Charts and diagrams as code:
────
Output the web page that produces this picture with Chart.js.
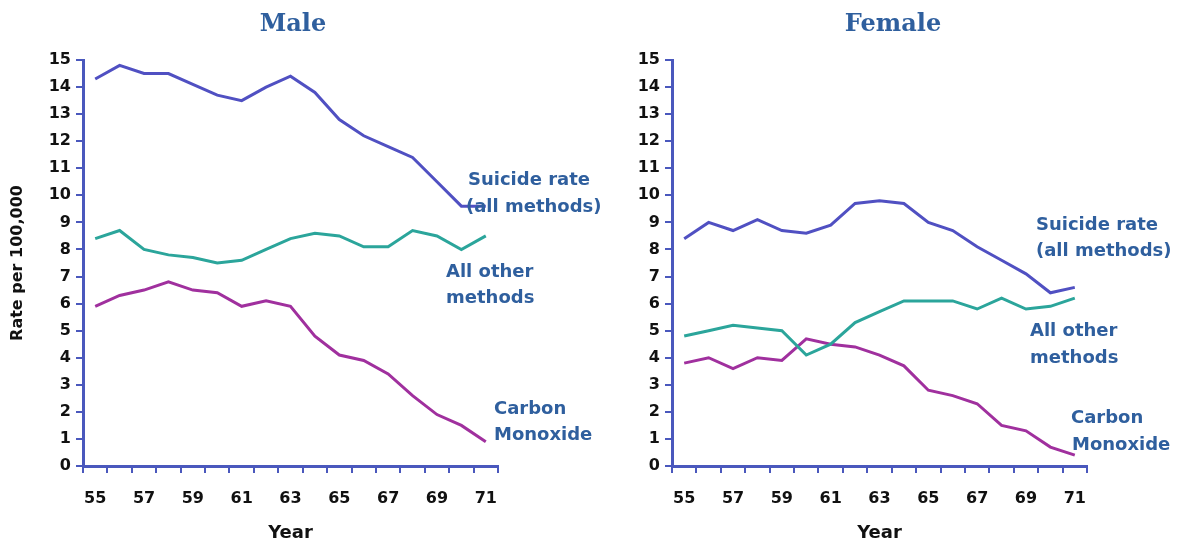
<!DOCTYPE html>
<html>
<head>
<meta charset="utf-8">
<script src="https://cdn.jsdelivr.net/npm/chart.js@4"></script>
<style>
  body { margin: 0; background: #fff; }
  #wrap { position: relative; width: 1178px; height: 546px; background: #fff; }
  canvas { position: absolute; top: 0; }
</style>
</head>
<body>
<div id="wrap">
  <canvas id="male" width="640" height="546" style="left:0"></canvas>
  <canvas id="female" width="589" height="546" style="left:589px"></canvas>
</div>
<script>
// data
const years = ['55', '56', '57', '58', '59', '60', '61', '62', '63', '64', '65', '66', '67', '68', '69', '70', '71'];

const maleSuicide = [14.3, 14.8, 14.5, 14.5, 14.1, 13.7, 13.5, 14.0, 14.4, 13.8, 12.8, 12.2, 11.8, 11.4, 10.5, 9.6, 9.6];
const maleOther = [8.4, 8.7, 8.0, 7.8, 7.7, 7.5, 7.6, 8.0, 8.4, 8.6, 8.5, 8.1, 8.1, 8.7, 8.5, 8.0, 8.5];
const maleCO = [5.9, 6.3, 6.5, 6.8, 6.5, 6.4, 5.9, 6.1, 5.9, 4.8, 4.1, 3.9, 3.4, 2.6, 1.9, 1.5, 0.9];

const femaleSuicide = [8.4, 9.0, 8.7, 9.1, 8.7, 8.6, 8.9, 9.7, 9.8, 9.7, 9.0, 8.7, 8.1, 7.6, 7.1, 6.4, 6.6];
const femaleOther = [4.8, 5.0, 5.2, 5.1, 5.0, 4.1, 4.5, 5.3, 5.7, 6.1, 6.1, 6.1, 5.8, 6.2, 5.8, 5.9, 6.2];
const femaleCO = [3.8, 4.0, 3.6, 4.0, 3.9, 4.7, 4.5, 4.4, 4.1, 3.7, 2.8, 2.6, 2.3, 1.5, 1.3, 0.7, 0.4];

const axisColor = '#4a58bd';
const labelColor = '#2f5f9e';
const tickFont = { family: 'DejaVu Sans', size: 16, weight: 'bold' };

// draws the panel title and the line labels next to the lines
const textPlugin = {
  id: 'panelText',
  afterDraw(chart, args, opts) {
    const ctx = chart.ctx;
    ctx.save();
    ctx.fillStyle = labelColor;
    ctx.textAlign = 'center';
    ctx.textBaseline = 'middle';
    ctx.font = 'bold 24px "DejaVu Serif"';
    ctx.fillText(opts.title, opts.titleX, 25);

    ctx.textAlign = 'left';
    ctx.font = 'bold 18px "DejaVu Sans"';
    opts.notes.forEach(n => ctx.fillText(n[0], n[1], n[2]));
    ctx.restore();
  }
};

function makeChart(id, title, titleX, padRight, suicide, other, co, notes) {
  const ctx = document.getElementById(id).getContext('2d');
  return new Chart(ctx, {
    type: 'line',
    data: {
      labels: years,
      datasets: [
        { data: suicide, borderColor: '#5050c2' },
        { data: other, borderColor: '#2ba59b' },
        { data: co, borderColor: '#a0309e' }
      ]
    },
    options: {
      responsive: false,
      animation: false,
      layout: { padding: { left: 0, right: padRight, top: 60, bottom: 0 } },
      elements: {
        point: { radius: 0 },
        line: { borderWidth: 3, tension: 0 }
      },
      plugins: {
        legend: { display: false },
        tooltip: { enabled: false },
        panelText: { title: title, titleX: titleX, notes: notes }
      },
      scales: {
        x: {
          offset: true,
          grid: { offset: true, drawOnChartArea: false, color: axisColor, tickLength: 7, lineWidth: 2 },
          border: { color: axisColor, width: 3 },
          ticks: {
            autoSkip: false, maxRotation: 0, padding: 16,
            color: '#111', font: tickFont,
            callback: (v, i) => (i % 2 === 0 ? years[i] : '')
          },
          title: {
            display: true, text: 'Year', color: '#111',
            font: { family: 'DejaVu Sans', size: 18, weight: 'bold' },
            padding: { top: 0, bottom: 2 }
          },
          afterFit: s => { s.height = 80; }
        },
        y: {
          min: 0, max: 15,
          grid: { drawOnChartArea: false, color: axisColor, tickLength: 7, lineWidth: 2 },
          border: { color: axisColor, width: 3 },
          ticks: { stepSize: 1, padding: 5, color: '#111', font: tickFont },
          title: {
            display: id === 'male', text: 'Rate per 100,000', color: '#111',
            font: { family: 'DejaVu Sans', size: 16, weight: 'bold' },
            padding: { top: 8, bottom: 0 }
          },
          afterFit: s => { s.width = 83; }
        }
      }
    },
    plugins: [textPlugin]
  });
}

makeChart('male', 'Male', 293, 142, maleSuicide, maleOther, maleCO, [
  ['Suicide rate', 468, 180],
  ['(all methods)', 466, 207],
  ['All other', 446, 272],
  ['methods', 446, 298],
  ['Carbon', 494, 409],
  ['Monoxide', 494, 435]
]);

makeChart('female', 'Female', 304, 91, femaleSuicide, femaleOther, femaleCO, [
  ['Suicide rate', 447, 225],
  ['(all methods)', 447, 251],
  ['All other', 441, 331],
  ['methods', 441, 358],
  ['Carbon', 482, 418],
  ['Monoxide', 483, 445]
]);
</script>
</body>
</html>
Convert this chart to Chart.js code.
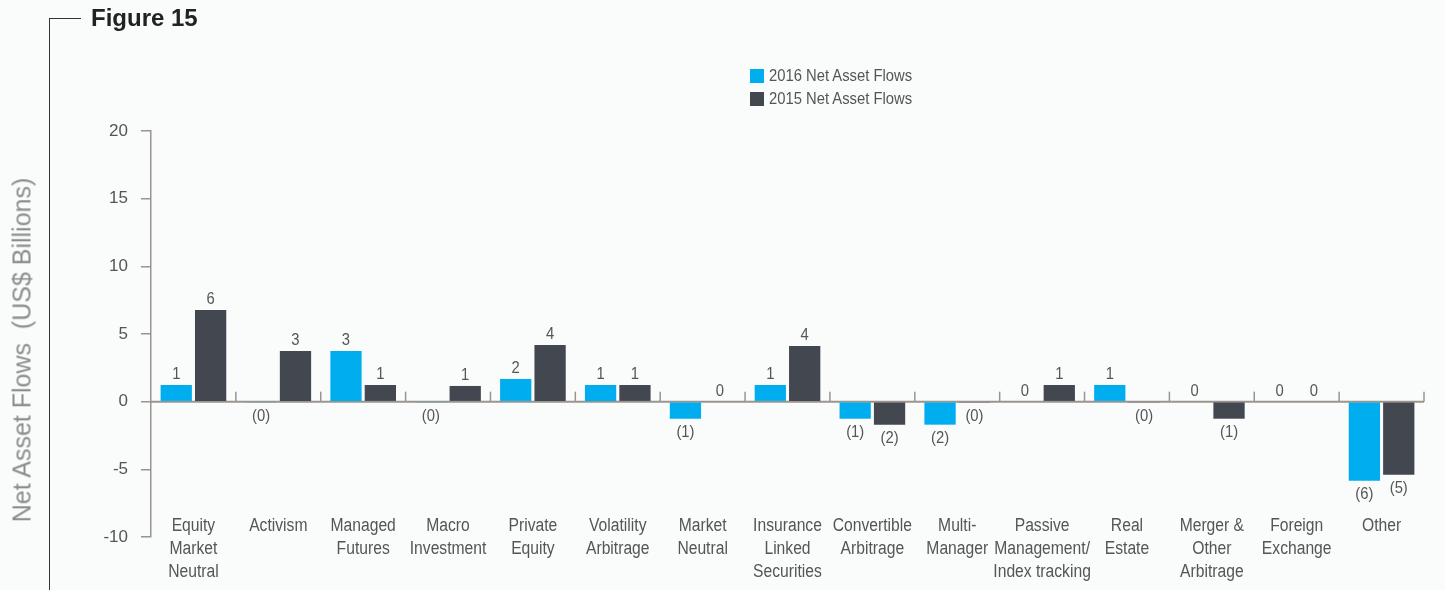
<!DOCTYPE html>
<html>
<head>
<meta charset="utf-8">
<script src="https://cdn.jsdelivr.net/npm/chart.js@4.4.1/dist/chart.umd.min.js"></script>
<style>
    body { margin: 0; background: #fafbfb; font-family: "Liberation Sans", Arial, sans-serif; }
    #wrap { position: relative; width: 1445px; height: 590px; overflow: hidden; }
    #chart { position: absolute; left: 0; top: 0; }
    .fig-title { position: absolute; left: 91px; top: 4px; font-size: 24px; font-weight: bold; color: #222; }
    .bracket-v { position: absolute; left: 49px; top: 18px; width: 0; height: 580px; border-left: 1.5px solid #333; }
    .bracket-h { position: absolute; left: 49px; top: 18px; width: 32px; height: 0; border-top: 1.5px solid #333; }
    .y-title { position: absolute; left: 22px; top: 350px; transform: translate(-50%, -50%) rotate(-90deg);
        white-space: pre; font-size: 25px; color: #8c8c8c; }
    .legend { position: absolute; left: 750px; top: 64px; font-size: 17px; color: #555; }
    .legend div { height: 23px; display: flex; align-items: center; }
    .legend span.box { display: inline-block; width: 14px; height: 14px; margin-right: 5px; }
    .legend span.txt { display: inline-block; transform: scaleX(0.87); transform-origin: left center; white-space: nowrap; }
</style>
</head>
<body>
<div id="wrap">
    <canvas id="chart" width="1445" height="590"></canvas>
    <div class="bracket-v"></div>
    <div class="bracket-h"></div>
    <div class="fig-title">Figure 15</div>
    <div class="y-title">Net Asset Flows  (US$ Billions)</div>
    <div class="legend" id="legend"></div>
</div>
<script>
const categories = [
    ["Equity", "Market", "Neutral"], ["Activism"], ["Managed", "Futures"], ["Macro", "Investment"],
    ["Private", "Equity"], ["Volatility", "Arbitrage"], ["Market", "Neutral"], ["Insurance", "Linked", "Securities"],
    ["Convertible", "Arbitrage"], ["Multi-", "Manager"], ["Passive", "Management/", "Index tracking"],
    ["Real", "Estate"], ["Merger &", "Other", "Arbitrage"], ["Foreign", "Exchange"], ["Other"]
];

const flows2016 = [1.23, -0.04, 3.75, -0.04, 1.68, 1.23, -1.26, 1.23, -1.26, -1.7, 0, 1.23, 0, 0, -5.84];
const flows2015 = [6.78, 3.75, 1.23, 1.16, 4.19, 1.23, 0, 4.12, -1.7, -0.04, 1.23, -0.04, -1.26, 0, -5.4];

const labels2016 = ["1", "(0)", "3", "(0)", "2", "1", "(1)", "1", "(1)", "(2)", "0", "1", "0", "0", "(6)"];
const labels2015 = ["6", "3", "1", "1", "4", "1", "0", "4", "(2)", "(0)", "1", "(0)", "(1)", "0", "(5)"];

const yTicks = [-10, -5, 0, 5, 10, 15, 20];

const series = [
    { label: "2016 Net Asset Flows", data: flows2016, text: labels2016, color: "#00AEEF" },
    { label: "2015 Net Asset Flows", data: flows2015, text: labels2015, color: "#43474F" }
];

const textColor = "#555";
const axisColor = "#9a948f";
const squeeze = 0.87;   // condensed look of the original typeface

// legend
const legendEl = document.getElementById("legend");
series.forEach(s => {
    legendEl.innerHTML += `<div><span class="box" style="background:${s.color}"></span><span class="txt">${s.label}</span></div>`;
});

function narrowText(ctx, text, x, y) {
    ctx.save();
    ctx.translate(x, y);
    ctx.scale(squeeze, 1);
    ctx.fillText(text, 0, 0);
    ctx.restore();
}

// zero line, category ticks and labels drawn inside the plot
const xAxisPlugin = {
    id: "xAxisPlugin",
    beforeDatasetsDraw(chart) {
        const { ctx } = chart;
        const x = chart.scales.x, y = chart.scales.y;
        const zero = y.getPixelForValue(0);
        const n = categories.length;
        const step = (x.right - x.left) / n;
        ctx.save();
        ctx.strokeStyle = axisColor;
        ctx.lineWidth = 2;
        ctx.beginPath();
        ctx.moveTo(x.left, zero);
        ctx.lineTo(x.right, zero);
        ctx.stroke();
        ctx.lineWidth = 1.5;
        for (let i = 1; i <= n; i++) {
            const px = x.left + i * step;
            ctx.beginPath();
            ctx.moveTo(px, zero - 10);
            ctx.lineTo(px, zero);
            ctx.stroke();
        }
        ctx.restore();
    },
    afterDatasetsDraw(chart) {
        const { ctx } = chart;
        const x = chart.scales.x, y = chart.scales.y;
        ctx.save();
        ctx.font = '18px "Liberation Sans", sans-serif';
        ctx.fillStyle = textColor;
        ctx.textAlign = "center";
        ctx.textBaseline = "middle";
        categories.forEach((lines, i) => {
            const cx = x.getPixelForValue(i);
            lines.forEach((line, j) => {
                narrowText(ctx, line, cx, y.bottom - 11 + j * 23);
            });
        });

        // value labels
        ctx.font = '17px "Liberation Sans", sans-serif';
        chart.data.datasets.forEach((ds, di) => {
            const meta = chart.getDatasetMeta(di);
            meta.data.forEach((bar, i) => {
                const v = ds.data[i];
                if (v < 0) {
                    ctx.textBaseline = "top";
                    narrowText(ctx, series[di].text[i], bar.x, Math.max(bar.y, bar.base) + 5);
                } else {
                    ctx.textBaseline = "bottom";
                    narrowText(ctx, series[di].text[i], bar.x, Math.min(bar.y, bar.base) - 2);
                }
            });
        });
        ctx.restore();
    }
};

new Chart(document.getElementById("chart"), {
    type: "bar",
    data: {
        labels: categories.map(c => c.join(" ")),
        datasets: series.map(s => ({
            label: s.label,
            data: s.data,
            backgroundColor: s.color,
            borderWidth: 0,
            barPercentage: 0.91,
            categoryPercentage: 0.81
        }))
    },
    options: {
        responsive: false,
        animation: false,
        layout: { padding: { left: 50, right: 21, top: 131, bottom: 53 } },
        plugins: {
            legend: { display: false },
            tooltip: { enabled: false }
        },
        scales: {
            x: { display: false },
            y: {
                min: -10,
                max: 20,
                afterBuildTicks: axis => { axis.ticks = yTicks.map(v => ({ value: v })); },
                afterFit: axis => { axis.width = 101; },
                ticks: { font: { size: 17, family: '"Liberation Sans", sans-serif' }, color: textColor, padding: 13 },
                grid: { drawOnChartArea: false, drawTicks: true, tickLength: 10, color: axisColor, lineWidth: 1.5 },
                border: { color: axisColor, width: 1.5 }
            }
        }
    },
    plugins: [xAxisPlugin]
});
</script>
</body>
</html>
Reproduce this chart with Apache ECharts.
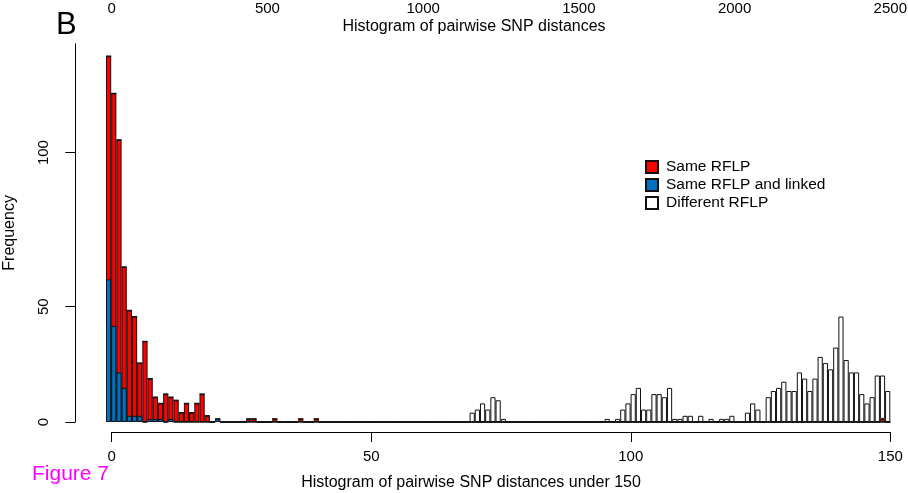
────
What is asked: Copy all lines from the material that include "picture".

Solution:
Output the web page that produces this picture with Chart.js.

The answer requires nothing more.